## WORK TO DO
Identify the lines bearing the string "that" and gather them.

## Figure scripts
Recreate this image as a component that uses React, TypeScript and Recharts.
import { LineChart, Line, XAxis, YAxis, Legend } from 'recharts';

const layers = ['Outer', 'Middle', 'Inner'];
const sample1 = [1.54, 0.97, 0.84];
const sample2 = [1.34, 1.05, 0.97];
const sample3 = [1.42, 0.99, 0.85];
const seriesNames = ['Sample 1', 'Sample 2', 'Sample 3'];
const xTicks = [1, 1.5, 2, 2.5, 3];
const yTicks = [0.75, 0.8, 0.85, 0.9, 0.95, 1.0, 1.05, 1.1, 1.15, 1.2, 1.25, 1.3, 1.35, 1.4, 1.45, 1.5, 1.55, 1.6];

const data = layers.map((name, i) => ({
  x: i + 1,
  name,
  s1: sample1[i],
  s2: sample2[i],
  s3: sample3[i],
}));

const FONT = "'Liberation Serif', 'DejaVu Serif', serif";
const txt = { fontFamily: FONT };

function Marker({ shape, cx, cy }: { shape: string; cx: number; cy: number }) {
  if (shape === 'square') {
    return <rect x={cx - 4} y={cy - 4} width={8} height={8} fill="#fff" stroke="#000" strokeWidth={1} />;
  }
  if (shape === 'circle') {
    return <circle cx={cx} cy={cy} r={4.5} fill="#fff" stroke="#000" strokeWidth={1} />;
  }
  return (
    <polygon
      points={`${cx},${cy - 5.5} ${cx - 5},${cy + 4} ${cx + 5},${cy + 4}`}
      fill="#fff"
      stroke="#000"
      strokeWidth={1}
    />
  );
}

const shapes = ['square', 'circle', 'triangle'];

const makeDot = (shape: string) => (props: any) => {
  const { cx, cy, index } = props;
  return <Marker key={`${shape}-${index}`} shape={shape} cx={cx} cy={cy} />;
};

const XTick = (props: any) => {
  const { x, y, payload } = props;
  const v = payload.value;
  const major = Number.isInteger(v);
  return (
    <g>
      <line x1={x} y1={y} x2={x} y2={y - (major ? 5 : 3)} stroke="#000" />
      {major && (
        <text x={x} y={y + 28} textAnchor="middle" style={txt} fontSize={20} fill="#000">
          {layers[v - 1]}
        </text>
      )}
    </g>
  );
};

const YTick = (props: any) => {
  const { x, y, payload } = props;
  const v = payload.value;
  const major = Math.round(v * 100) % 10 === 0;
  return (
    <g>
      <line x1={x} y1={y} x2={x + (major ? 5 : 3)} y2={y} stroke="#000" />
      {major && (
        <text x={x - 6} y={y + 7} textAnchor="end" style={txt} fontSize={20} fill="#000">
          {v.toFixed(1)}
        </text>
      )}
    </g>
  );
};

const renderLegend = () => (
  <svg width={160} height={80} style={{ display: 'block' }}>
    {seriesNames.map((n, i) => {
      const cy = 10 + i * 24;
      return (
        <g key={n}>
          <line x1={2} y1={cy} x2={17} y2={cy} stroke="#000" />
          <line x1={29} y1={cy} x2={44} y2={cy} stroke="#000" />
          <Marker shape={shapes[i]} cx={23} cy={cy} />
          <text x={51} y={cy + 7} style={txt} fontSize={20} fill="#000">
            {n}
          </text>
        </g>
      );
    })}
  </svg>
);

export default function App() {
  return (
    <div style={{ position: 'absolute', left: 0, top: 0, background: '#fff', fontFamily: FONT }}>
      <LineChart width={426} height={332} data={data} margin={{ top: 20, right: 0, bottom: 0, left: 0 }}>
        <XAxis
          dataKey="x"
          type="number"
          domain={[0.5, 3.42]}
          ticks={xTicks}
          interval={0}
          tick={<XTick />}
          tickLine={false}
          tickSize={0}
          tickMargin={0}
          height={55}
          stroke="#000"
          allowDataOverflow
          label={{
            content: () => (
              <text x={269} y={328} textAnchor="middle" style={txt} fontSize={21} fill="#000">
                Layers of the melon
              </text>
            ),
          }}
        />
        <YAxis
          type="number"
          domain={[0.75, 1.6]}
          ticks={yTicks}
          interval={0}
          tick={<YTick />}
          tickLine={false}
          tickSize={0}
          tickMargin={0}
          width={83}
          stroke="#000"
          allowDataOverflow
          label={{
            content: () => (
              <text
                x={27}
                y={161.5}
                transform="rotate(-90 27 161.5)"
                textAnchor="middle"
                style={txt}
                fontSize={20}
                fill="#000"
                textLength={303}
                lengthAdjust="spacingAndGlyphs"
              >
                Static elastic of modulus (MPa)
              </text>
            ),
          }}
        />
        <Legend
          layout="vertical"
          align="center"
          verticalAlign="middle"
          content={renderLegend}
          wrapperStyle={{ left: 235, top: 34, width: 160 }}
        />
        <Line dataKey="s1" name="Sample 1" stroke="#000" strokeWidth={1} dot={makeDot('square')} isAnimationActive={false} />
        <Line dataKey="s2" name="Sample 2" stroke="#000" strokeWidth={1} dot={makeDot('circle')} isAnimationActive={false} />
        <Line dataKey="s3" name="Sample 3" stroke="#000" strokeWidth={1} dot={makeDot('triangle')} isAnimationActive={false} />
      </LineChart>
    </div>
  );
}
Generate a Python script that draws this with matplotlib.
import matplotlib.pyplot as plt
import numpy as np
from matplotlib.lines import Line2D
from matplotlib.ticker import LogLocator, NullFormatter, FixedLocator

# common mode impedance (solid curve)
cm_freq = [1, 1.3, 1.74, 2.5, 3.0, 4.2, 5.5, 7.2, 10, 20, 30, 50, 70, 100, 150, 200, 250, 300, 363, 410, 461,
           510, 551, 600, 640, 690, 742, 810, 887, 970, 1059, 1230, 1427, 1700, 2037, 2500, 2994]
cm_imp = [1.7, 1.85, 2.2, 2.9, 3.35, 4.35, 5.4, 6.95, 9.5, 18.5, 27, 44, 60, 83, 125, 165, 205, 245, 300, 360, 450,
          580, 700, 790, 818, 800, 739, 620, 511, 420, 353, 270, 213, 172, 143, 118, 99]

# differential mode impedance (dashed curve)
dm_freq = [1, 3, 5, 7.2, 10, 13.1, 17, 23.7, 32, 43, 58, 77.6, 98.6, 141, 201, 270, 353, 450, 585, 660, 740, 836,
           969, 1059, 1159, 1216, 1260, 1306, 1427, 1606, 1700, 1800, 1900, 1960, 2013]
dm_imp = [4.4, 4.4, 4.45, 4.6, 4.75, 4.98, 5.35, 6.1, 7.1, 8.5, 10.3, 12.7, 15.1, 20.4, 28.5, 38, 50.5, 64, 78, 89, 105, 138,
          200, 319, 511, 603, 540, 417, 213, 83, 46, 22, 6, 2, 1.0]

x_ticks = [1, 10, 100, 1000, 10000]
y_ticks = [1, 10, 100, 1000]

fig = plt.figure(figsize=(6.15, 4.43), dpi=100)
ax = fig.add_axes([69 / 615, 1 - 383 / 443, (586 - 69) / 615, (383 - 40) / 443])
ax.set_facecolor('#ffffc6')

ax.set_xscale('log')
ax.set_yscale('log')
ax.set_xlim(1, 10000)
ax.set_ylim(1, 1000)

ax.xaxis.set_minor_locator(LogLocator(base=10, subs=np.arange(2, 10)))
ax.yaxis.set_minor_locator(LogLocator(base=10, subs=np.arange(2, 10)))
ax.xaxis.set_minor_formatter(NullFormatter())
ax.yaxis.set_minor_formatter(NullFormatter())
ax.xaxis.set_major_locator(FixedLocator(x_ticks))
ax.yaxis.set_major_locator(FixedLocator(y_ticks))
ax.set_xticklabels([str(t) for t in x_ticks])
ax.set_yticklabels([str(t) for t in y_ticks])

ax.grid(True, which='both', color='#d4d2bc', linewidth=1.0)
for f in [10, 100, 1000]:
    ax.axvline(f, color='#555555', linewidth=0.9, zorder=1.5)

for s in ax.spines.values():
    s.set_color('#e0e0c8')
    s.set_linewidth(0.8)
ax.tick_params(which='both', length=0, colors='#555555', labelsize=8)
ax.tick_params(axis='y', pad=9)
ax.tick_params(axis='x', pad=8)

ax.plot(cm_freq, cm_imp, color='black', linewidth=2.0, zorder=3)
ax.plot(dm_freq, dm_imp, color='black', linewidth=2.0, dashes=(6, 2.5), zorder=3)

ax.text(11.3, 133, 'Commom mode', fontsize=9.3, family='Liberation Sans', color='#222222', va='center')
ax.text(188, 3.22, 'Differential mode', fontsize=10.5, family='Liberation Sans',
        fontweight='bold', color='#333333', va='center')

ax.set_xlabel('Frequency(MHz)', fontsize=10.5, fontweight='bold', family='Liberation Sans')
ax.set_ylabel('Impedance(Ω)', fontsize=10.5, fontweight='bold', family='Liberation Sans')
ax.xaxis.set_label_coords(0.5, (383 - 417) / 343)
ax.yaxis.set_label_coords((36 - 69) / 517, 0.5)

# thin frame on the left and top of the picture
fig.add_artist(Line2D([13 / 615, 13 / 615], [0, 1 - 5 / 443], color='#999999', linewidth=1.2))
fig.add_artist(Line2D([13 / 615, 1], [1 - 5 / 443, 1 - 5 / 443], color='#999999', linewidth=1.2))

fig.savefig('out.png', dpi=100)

## ANSWER FOR THIS EXERCISE
Recreate this image as a component that uses React, TypeScript and Recharts.
Generate a Python script that draws this with matplotlib.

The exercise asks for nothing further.